What you need to do: Locate and copy all lines bearing the word "chart".
■ ■ ■ ■
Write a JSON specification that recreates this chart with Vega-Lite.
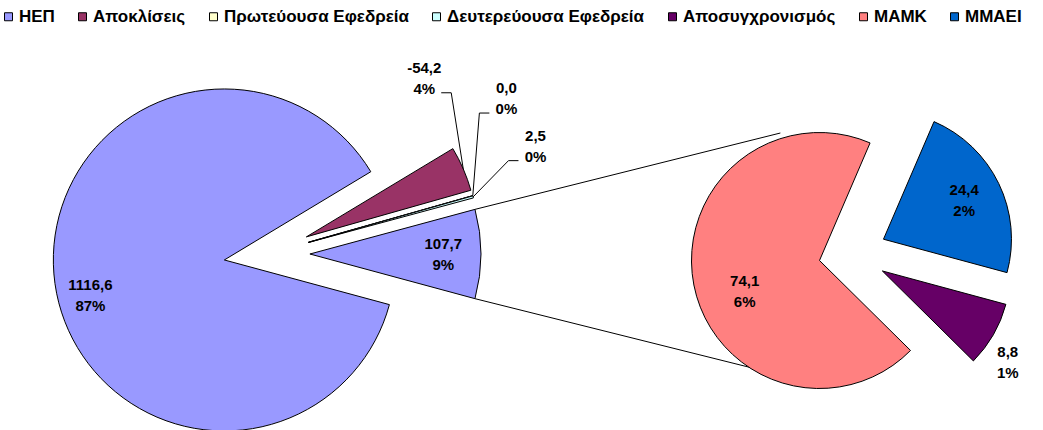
{
  "$schema": "https://vega.github.io/schema/vega-lite/v6.json",
  "width": 1043,
  "height": 440,
  "padding": {"left": 0, "right": 0, "top": 8, "bottom": 0},
  "background": "#ffffff",
  "config": {"view": {"stroke": null}, "font": "Liberation Sans"},
  "data": {
    "values": [
      {"pie": "main", "n": 1, "slice": "ΗΕΠ", "value": 1116.6, "label": "1116,6\n87%"},
      {"pie": "main", "n": 2, "slice": "Αποκλίσεις", "value": -54.2, "label": "-54,2\n4%"},
      {"pie": "main", "n": 3, "slice": "Πρωτεύουσα Εφεδρεία", "value": 0.0, "label": "0,0\n0%"},
      {"pie": "main", "n": 4, "slice": "Δευτερεύουσα Εφεδρεία", "value": 2.5, "label": "2,5\n0%"},
      {"pie": "main", "n": 5, "slice": "Άλλο", "value": 107.7, "label": "107,7\n9%"},
      {"pie": "sub", "n": 1, "slice": "Αποσυγχρονισμός", "value": 8.8, "label": "8,8\n1%"},
      {"pie": "sub", "n": 2, "slice": "ΜΑΜΚ", "value": 74.1, "label": "74,1\n6%"},
      {"pie": "sub", "n": 3, "slice": "ΜΜΑΕΙ", "value": 24.4, "label": "24,4\n2%"}
    ]
  },
  "transform": [
    {"calculate": "abs(datum.value)", "as": "size"},
    {"stack": "size", "groupby": ["pie"], "sort": [{"field": "n", "order": "ascending"}], "as": ["s0", "s1"]},
    {"joinaggregate": [{"op": "sum", "field": "size", "as": "tot"}], "groupby": ["pie"]},
    {"calculate": "datum.pie === 'main' ? 171 : 128", "as": "R"},
    {"calculate": "datum.pie === 'main' ? 43 : 34", "as": "E"},
    {"calculate": "1.835 + 2 * PI * datum.s0 / datum.tot", "as": "a0"},
    {"calculate": "1.835 + 2 * PI * datum.s1 / datum.tot", "as": "a1"},
    {"calculate": "(datum.a0 + datum.a1) / 2", "as": "mid"},
    {"calculate": "datum.E * sin(datum.mid)", "as": "ex"},
    {"calculate": "-datum.E * cos(datum.mid)", "as": "ey"},
    {"calculate": "datum.slice === 'ΗΕΠ' ? -0.12 : datum.slice === 'Αποκλίσεις' ? -0.524 : datum.slice === 'Πρωτεύουσα Εφεδρεία' ? -0.353 : datum.slice === 'Δευτερεύουσα Εφεδρεία' ? -0.133 : datum.slice === 'Αποσυγχρονισμός' ? 0.105 : datum.slice === 'ΜΑΜΚ' ? -0.19 : 0", "as": "dth"},
    {"calculate": "datum.slice === 'ΗΕΠ' ? 0.81 : datum.slice === 'Αποκλίσεις' ? 1.158 : datum.slice === 'Πρωτεύουσα Εφεδρεία' ? 1.433 : datum.slice === 'Δευτερεύουσα Εφεδρεία' ? 1.444 : datum.slice === 'Αποσυγχρονισμός' ? 1.21 : datum.slice === 'ΜΑΜΚ' ? 0.63 : datum.slice === 'ΜΜΑΕΙ' ? 0.70 : 0.78", "as": "lf"},
    {"calculate": "datum.ex + datum.lf * datum.R * sin(datum.mid + datum.dth)", "as": "lx"},
    {"calculate": "datum.ey - datum.lf * datum.R * cos(datum.mid + datum.dth)", "as": "ly"}
  ],
  "layer": [
    {
      "transform": [
        {"filter": "datum.slice === 'Άλλο'"},
        {"fold": ["top", "bottom"], "as": ["edge", "edgeValue"]},
        {"fold": ["main", "sub"], "as": ["end", "endValue"]},
        {"calculate": "datum.end === 'main' ? datum.ex + datum.R * sin(datum.edge === 'top' ? datum.a0 : datum.a1) : -72.5", "as": "cx"},
        {"calculate": "datum.end === 'main' ? datum.ey - datum.R * cos(datum.edge === 'top' ? datum.a0 : datum.a1) : (datum.edge === 'top' ? -121 : 121)", "as": "cy"}
      ],
      "mark": {"type": "line", "color": "#000000", "strokeWidth": 1},
      "encoding": {
        "x": {"field": "end", "type": "nominal", "scale": {"type": "point", "domain": ["main", "sub"], "padding": 0.39, "align": 0.584}, "axis": null},
        "y": {"datum": 0, "type": "quantitative", "scale": {"domain": [-1, 1]}, "axis": null},
        "xOffset": {"field": "cx", "type": "quantitative", "scale": null},
        "yOffset": {"field": "cy", "type": "quantitative", "scale": null},
        "detail": {"field": "edge", "type": "nominal"},
        "order": {"field": "end", "type": "ordinal"}
      }
    },
    {
      "mark": {"type": "arc", "stroke": "#000000", "strokeWidth": 1},
      "encoding": {
        "x": {"field": "pie", "type": "nominal", "scale": {"type": "point", "domain": ["main", "sub"], "padding": 0.39, "align": 0.584}, "axis": null},
        "y": {"datum": 0, "type": "quantitative", "scale": {"domain": [-1, 1]}, "axis": null},
        "xOffset": {"field": "ex", "type": "quantitative", "scale": null},
        "yOffset": {"field": "ey", "type": "quantitative", "scale": null},
        "theta": {"field": "a0", "type": "quantitative", "scale": null},
        "theta2": {"field": "a1"},
        "radius": {"field": "R", "type": "quantitative", "scale": null},
        "color": {
          "condition": {"test": "datum.slice === 'Άλλο'", "value": "#9999FF"},
          "field": "slice",
          "type": "nominal",
          "scale": {
            "domain": ["ΗΕΠ", "Αποκλίσεις", "Πρωτεύουσα Εφεδρεία", "Δευτερεύουσα Εφεδρεία", "Αποσυγχρονισμός", "ΜΑΜΚ", "ΜΜΑΕΙ"],
            "range": ["#9999FF", "#993366", "#FFFFCC", "#CCFFFF", "#660066", "#FF8080", "#0066CC"]
          },
          "legend": {
            "title": null,
            "orient": "top",
            "direction": "horizontal",
            "symbolType": "square",
            "symbolSize": 64,
            "symbolStrokeColor": "#000000",
            "symbolStrokeWidth": 1,
            "symbolOpacity": 1,
            "labelFont": "Liberation Sans",
            "labelFontWeight": "bold",
            "labelFontSize": 17,
            "labelColor": "#000000",
            "labelLimit": 0,
            "labelOffset": 2,
            "columnPadding": 19,
            "offset": 9
          }
        }
      }
    },
    {
      "transform": [
        {"filter": "datum.pie === 'main' && datum.n >= 2 && datum.n <= 4"},
        {"calculate": "datum.ex + datum.R * sin(datum.mid)", "as": "ox"},
        {"calculate": "datum.ey - datum.R * cos(datum.mid)", "as": "oy"},
        {"calculate": "datum.ox > datum.lx ? 1 : -1", "as": "side"},
        {"fold": ["q1", "q2", "q3"], "as": ["k", "kv"]},
        {"calculate": "datum.k === 'q1' ? datum.lx + datum.side * 17 : datum.k === 'q2' ? datum.lx + datum.side * 27 : datum.ox", "as": "px"},
        {"calculate": "datum.k === 'q3' ? datum.oy : datum.ly + 15", "as": "py"}
      ],
      "mark": {"type": "line", "color": "#000000", "strokeWidth": 1},
      "encoding": {
        "x": {"field": "pie", "type": "nominal", "scale": {"type": "point", "domain": ["main", "sub"], "padding": 0.39, "align": 0.584}, "axis": null},
        "y": {"datum": 0, "type": "quantitative", "scale": {"domain": [-1, 1]}, "axis": null},
        "xOffset": {"field": "px", "type": "quantitative", "scale": null},
        "yOffset": {"field": "py", "type": "quantitative", "scale": null},
        "detail": {"field": "slice", "type": "nominal"},
        "order": {"field": "k", "type": "ordinal"}
      }
    },
    {
      "mark": {"type": "text", "font": "Liberation Sans", "fontWeight": "bold", "fontSize": 15, "lineBreak": "\n", "lineHeight": 21, "align": "center", "baseline": "middle", "dy": -10, "color": "#000000"},
      "encoding": {
        "x": {"field": "pie", "type": "nominal", "scale": {"type": "point", "domain": ["main", "sub"], "padding": 0.39, "align": 0.584}, "axis": null},
        "y": {"datum": 0, "type": "quantitative", "scale": {"domain": [-1, 1]}, "axis": null},
        "xOffset": {"field": "lx", "type": "quantitative", "scale": null},
        "yOffset": {"field": "ly", "type": "quantitative", "scale": null},
        "text": {"field": "label", "type": "nominal"}
      }
    }
  ]
}
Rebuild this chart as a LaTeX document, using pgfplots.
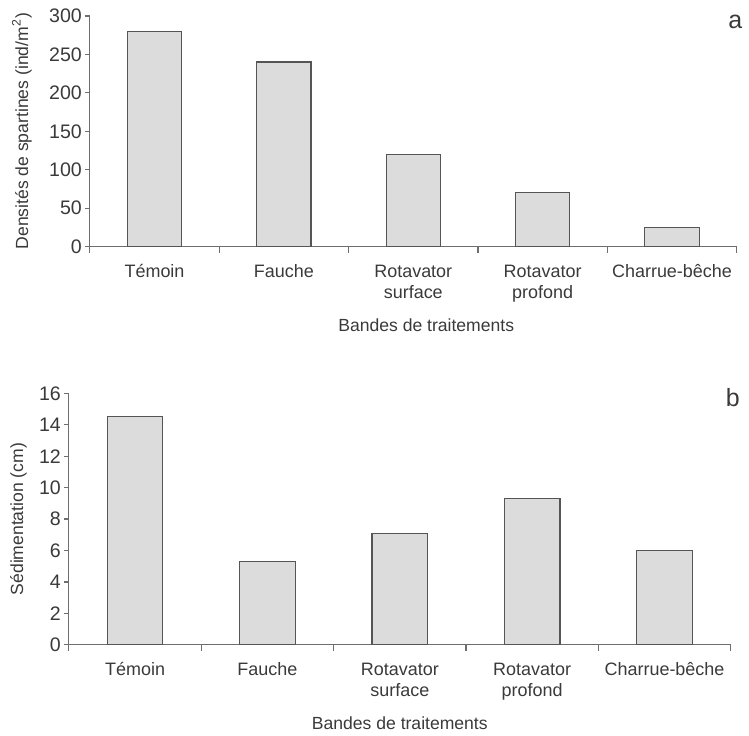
■ ■ ■ ■
The answer:
Write a JSON specification that recreates this chart with Vega-Lite.
Rebuild this chart as a LaTeX document, using pgfplots.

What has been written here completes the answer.